# Exercises - Trigonometric Equations

1. Solve the following.

1.   $\displaystyle{2\sin x = 1}$

2.   $\displaystyle{4\cos^2 x - 8 \cos x + 3 = 0}$

3.   $\displaystyle{2\sin^2 x + (2- \sqrt{3}) \sin x - \sqrt{3} = 0}$

4.   $\displaystyle{\sin x = \cos x}$

5.   $\displaystyle{3\cos^2 \theta - \cos 2\theta = 1}$

6.   $\displaystyle{\sin x + \sqrt{\sin x} = 0}$

7.   $\displaystyle{\sec x \sin^2 x = \tan x}$

8.   $\displaystyle{\cos x \sqrt{1 + \tan^2 x} = 1}$

2. Find all solutions for the following equations.

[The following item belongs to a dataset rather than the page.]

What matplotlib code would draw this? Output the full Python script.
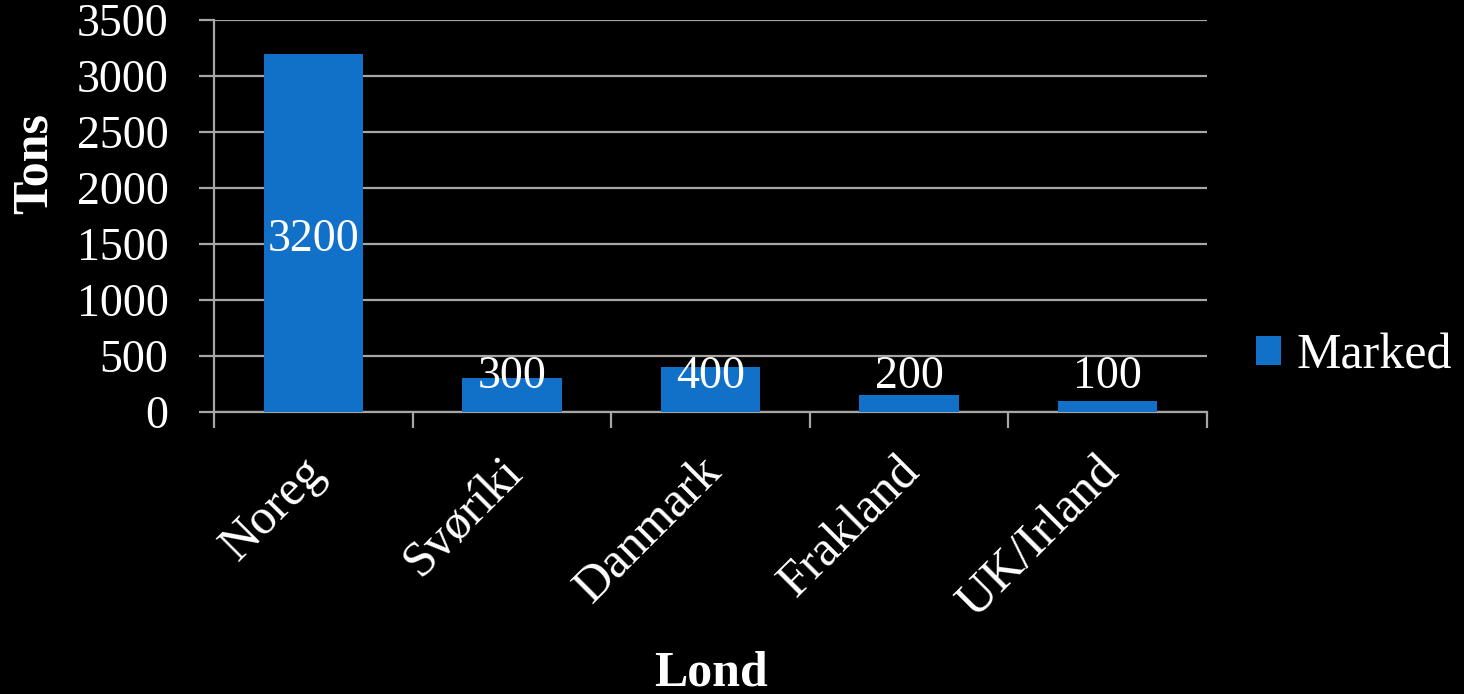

1.   $\displaystyle{\tan x = 0}$   $\ans{\displaystyle{0 \pm \pi \,n \textrm{ where } n=0,1,2,\ldots}}$

2.   $\displaystyle{2\cos x + \sqrt{2} = 0}$   $\ans{\displaystyle{\left. \begin{array}{ll}\frac{3\pi}{4} \pm 2\pi\,n\\\frac{5\pi}{4} \pm 2\pi\,n \end{array} \right\} \textrm{ where } n=0,1,2,\ldots}}$

3.   $\displaystyle{\cos^2 x - 1 = 0}$   $\ans{\displaystyle{\begin{array}{l} \left. \begin{array}{ll}0 \pm 2\pi\,n\\\pi \pm 2\pi\,n \end{array} \right\} \textrm{ where } n=0,1,2,\ldots\\\hline\textrm{more compactly: } \pm \pi\, n \textrm{ where } n=0,1,2,\ldots \end{array}}}$

4.   $\displaystyle{2\cos^2 x - 3\cos x - 2 = 0}$   $\ans{\displaystyle{\left. \begin{array}{ll}\frac{2\pi}{3} \pm 2\pi\,n\\\frac{4\pi}{3} \pm 2\pi\,n \end{array} \right\} \textrm{ where } n=0,1,2,\ldots}}$

5.   $\displaystyle{\tan^2 x + (\sqrt{3} - 1)\tan x - \sqrt{3} = 0}$   $\ans{\displaystyle{\left. \begin{array}{ll}\frac{\pi}{4} \pm \pi\,n\\\frac{2\pi}{3} \pm \pi\,n \end{array} \right\} \textrm{ where } n=0,1,2,\ldots}}$

6.   $\displaystyle{3\sec^2 x = \sec x}$   $\ans{\displaystyle{\textrm{no solutions}}}$

7.   $\displaystyle{2\sin^2 x - \sin x - 1 = 0}$   $\ans{\displaystyle{\left. \begin{array}{ll}\frac{7\pi}{6} \pm 2\pi\,n\\\frac{11\pi}{6} \pm 2\pi\,n\\\\\frac{\pi}{2} \pm 2\pi\,n \end{array} \right\} \textrm{ where } n=0,1,2,\ldots}}$

8.   $\displaystyle{\cos 2x = \sin x}$   $\ans{\displaystyle{\left. \begin{array}{ll}\frac{\pi}{6} \pm 2\pi\,n\\\frac{5\pi}{6} \pm 2\pi\,n\\\\\frac{3\pi}{2} \pm 2\pi\,n \end{array} \right\} \textrm{ where } n=0,1,2,\ldots}}$

9.   $\displaystyle{\frac{1+\cos x}{\cos x} = 2}$   $\ans{\displaystyle{0 \pm 2\pi\,n \textrm{ where } n=0,1,2,\ldots}}$

10.   $\displaystyle{\sqrt{\frac{1+2\sin x}{2}} = 1}$   $\ans{\displaystyle{\left. \begin{array}{ll}\frac{\pi}{6} \pm 2\pi\,n\\\frac{5\pi}{6} \pm 2\pi\,n \end{array} \right\} \textrm{ where } n=0,1,2,\ldots}}$